» **Direction**: Your task is to repeat all of the data exactly while excluding the pictures.

[Start Material]

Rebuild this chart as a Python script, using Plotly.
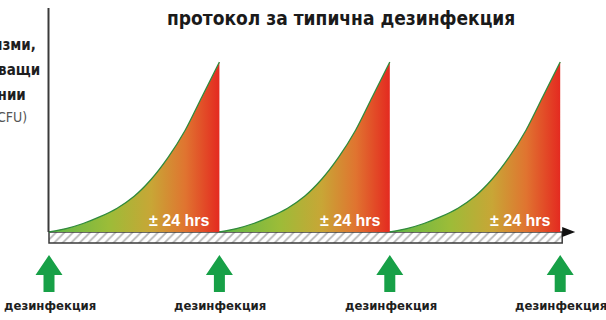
import plotly.graph_objects as go

# ---- data ----
disinfection_times = [0, 1, 2, 3]           # moments of disinfection (units of ~24 h)
growth_t = [0, 0.1, 0.2, 0.3, 0.4, 0.5, 0.6, 0.7, 0.8, 0.9, 1.0]   # time since disinfection
growth = [0, 0.02, 0.05, 0.09, 0.14, 0.21, 0.31, 0.44, 0.60, 0.80, 1.0]  # relative CFU
interval_label = "± 24 hrs"
event_label = "дезинфекция"
title_text = "протокол за типична дезинфекция"
ylabel_lines = ["микроорганизми,", "образуващи", "колонии", "(CFU)"]

# ---- geometry helpers (figure pixel <-> data) ----
W, H = 606, 320
X0PX, XUNIT = 49.0, 170.4     # pixel of t=0 and pixels per unit
Y0PX, YUNIT = 232.0, 170.0    # pixel of baseline and pixels per unit
xr = [-X0PX / XUNIT, (W - X0PX) / XUNIT]
yr = [-(H - Y0PX) / YUNIT, Y0PX / YUNIT]
def dx(px): return px / XUNIT
def dy(px): return px / YUNIT
def ypix(py): return (Y0PX - py) / YUNIT

COND = "DejaVu Sans Condensed"

fig = go.Figure()

# hatched time bar
bar_end = disinfection_times[-1] + dx(2)
bh = dy(11)
fig.add_trace(go.Scatter(
    x=[0, bar_end, bar_end, 0, 0], y=[0, 0, -bh, -bh, 0],
    mode="lines", fill="toself", fillcolor="white",
    fillpattern=dict(shape="/", fgcolor="#6a6a6a", bgcolor="white", size=6, solidity=0.3),
    line=dict(color="#3a3a3a", width=1.5), hoverinfo="skip", showlegend=False))

# growth curves
scale = [[0, "#5db648"], [0.35, "#9cbc38"], [0.6, "#c8a636"], [0.8, "#e07430"], [1, "#e42a20"]]
for s in disinfection_times[:-1]:
    fig.add_trace(go.Scatter(
        x=[s + t for t in growth_t], y=growth,
        mode="lines", line=dict(color="#2f8a3c", width=1.3, shape="spline", smoothing=0.6),
        fill="tozeroy",
        fillgradient=dict(type="horizontal", colorscale=scale, start=s, stop=s + 1),
        hoverinfo="skip", showlegend=False))
    fig.add_annotation(x=s + 1 - dx(8), y=ypix(220), xanchor="right", yanchor="middle",
                       text=f"<b>{interval_label}</b>", showarrow=False,
                       font=dict(family="Liberation Sans", size=16, color="white"))

shapes = []
# y axis line
shapes.append(dict(type="line", xref="x", yref="y", x0=dx(-0.5), x1=dx(-0.5),
                   y0=ypix(8), y1=0, line=dict(color="#3a3a3a", width=2)))
# arrowhead at end of time axis
ah = dy(5)
shapes.append(dict(type="path", xref="x", yref="y",
                   path=f"M {bar_end},{ah} L {bar_end + dx(13)},0 L {bar_end},{-ah} Z",
                   fillcolor="#111", line=dict(width=0)))
# green arrows at disinfection moments
for s in disinfection_times:
    hw, sw = dx(13.5), dx(5.5)
    yt, yb, ye = ypix(255), ypix(275), ypix(292)
    p = (f"M {s},{yt} L {s + hw},{yb} L {s + sw},{yb} L {s + sw},{ye} "
         f"L {s - sw},{ye} L {s - sw},{yb} L {s - hw},{yb} Z")
    shapes.append(dict(type="path", xref="x", yref="y", path=p,
                       fillcolor="#17a047", line=dict(width=0)))
    fig.add_annotation(x=s + dx(1), y=ypix(305), text=f"<b>{event_label}</b>", showarrow=False,
                       xanchor="center", yanchor="middle",
                       font=dict(family=COND, size=13, color="#1e1e1e"))

# title
fig.add_annotation(x=dx(341 - X0PX), y=ypix(18), text=f"<b>{title_text}</b>", showarrow=False,
                   xanchor="center", yanchor="middle",
                   font=dict(family=COND, size=19, color="#1a1a1a"))

# y label (cropped at the left edge, as in the reference)
ylab_pos = [(38, 45, 15, "#1e1e1e", True), (42, 70, 15, "#1e1e1e", True),
            (28, 95, 15, "#1e1e1e", True), (29, 117, 14, "#555", False)]
for line, (rx, cy, fs, col, bold) in zip(ylabel_lines, ylab_pos):
    fig.add_annotation(x=dx(rx - X0PX), y=ypix(cy), text=f"<b>{line}</b>" if bold else line,
                       showarrow=False, xanchor="right", yanchor="middle",
                       font=dict(family=COND, size=fs, color=col))

fig.update_layout(
    width=W, height=H, margin=dict(l=0, r=0, t=0, b=0),
    paper_bgcolor="white", plot_bgcolor="white", shapes=shapes,
    xaxis=dict(range=xr, visible=False, fixedrange=True),
    yaxis=dict(range=yr, visible=False, fixedrange=True),
    showlegend=False)

fig.write_html("out.html")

[End Material]

» **The output**:
Rebuild this chart as a Python script, using Plotly.
import plotly.graph_objects as go

# ---- data ----
disinfection_times = [0, 1, 2, 3]           # moments of disinfection (units of ~24 h)
growth_t = [0, 0.1, 0.2, 0.3, 0.4, 0.5, 0.6, 0.7, 0.8, 0.9, 1.0]   # time since disinfection
growth = [0, 0.02, 0.05, 0.09, 0.14, 0.21, 0.31, 0.44, 0.60, 0.80, 1.0]  # relative CFU
interval_label = "± 24 hrs"
event_label = "дезинфекция"
title_text = "протокол за типична дезинфекция"
ylabel_lines = ["микроорганизми,", "образуващи", "колонии", "(CFU)"]

# ---- geometry helpers (figure pixel <-> data) ----
W, H = 606, 320
X0PX, XUNIT = 49.0, 170.4     # pixel of t=0 and pixels per unit
Y0PX, YUNIT = 232.0, 170.0    # pixel of baseline and pixels per unit
xr = [-X0PX / XUNIT, (W - X0PX) / XUNIT]
yr = [-(H - Y0PX) / YUNIT, Y0PX / YUNIT]
def dx(px): return px / XUNIT
def dy(px): return px / YUNIT
def ypix(py): return (Y0PX - py) / YUNIT

COND = "DejaVu Sans Condensed"

fig = go.Figure()

# hatched time bar
bar_end = disinfection_times[-1] + dx(2)
bh = dy(11)
fig.add_trace(go.Scatter(
    x=[0, bar_end, bar_end, 0, 0], y=[0, 0, -bh, -bh, 0],
    mode="lines", fill="toself", fillcolor="white",
    fillpattern=dict(shape="/", fgcolor="#6a6a6a", bgcolor="white", size=6, solidity=0.3),
    line=dict(color="#3a3a3a", width=1.5), hoverinfo="skip", showlegend=False))

# growth curves
scale = [[0, "#5db648"], [0.35, "#9cbc38"], [0.6, "#c8a636"], [0.8, "#e07430"], [1, "#e42a20"]]
for s in disinfection_times[:-1]:
    fig.add_trace(go.Scatter(
        x=[s + t for t in growth_t], y=growth,
        mode="lines", line=dict(color="#2f8a3c", width=1.3, shape="spline", smoothing=0.6),
        fill="tozeroy",
        fillgradient=dict(type="horizontal", colorscale=scale, start=s, stop=s + 1),
        hoverinfo="skip", showlegend=False))
    fig.add_annotation(x=s + 1 - dx(8), y=ypix(220), xanchor="right", yanchor="middle",
                       text=f"<b>{interval_label}</b>", showarrow=False,
                       font=dict(family="Liberation Sans", size=16, color="white"))

shapes = []
# y axis line
shapes.append(dict(type="line", xref="x", yref="y", x0=dx(-0.5), x1=dx(-0.5),
                   y0=ypix(8), y1=0, line=dict(color="#3a3a3a", width=2)))
# arrowhead at end of time axis
ah = dy(5)
shapes.append(dict(type="path", xref="x", yref="y",
                   path=f"M {bar_end},{ah} L {bar_end + dx(13)},0 L {bar_end},{-ah} Z",
                   fillcolor="#111", line=dict(width=0)))
# green arrows at disinfection moments
for s in disinfection_times:
    hw, sw = dx(13.5), dx(5.5)
    yt, yb, ye = ypix(255), ypix(275), ypix(292)
    p = (f"M {s},{yt} L {s + hw},{yb} L {s + sw},{yb} L {s + sw},{ye} "
         f"L {s - sw},{ye} L {s - sw},{yb} L {s - hw},{yb} Z")
    shapes.append(dict(type="path", xref="x", yref="y", path=p,
                       fillcolor="#17a047", line=dict(width=0)))
    fig.add_annotation(x=s + dx(1), y=ypix(305), text=f"<b>{event_label}</b>", showarrow=False,
                       xanchor="center", yanchor="middle",
                       font=dict(family=COND, size=13, color="#1e1e1e"))

# title
fig.add_annotation(x=dx(341 - X0PX), y=ypix(18), text=f"<b>{title_text}</b>", showarrow=False,
                   xanchor="center", yanchor="middle",
                   font=dict(family=COND, size=19, color="#1a1a1a"))

# y label (cropped at the left edge, as in the reference)
ylab_pos = [(38, 45, 15, "#1e1e1e", True), (42, 70, 15, "#1e1e1e", True),
            (28, 95, 15, "#1e1e1e", True), (29, 117, 14, "#555", False)]
for line, (rx, cy, fs, col, bold) in zip(ylabel_lines, ylab_pos):
    fig.add_annotation(x=dx(rx - X0PX), y=ypix(cy), text=f"<b>{line}</b>" if bold else line,
                       showarrow=False, xanchor="right", yanchor="middle",
                       font=dict(family=COND, size=fs, color=col))

fig.update_layout(
    width=W, height=H, margin=dict(l=0, r=0, t=0, b=0),
    paper_bgcolor="white", plot_bgcolor="white", shapes=shapes,
    xaxis=dict(range=xr, visible=False, fixedrange=True),
    yaxis=dict(range=yr, visible=False, fixedrange=True),
    showlegend=False)

fig.write_html("out.html")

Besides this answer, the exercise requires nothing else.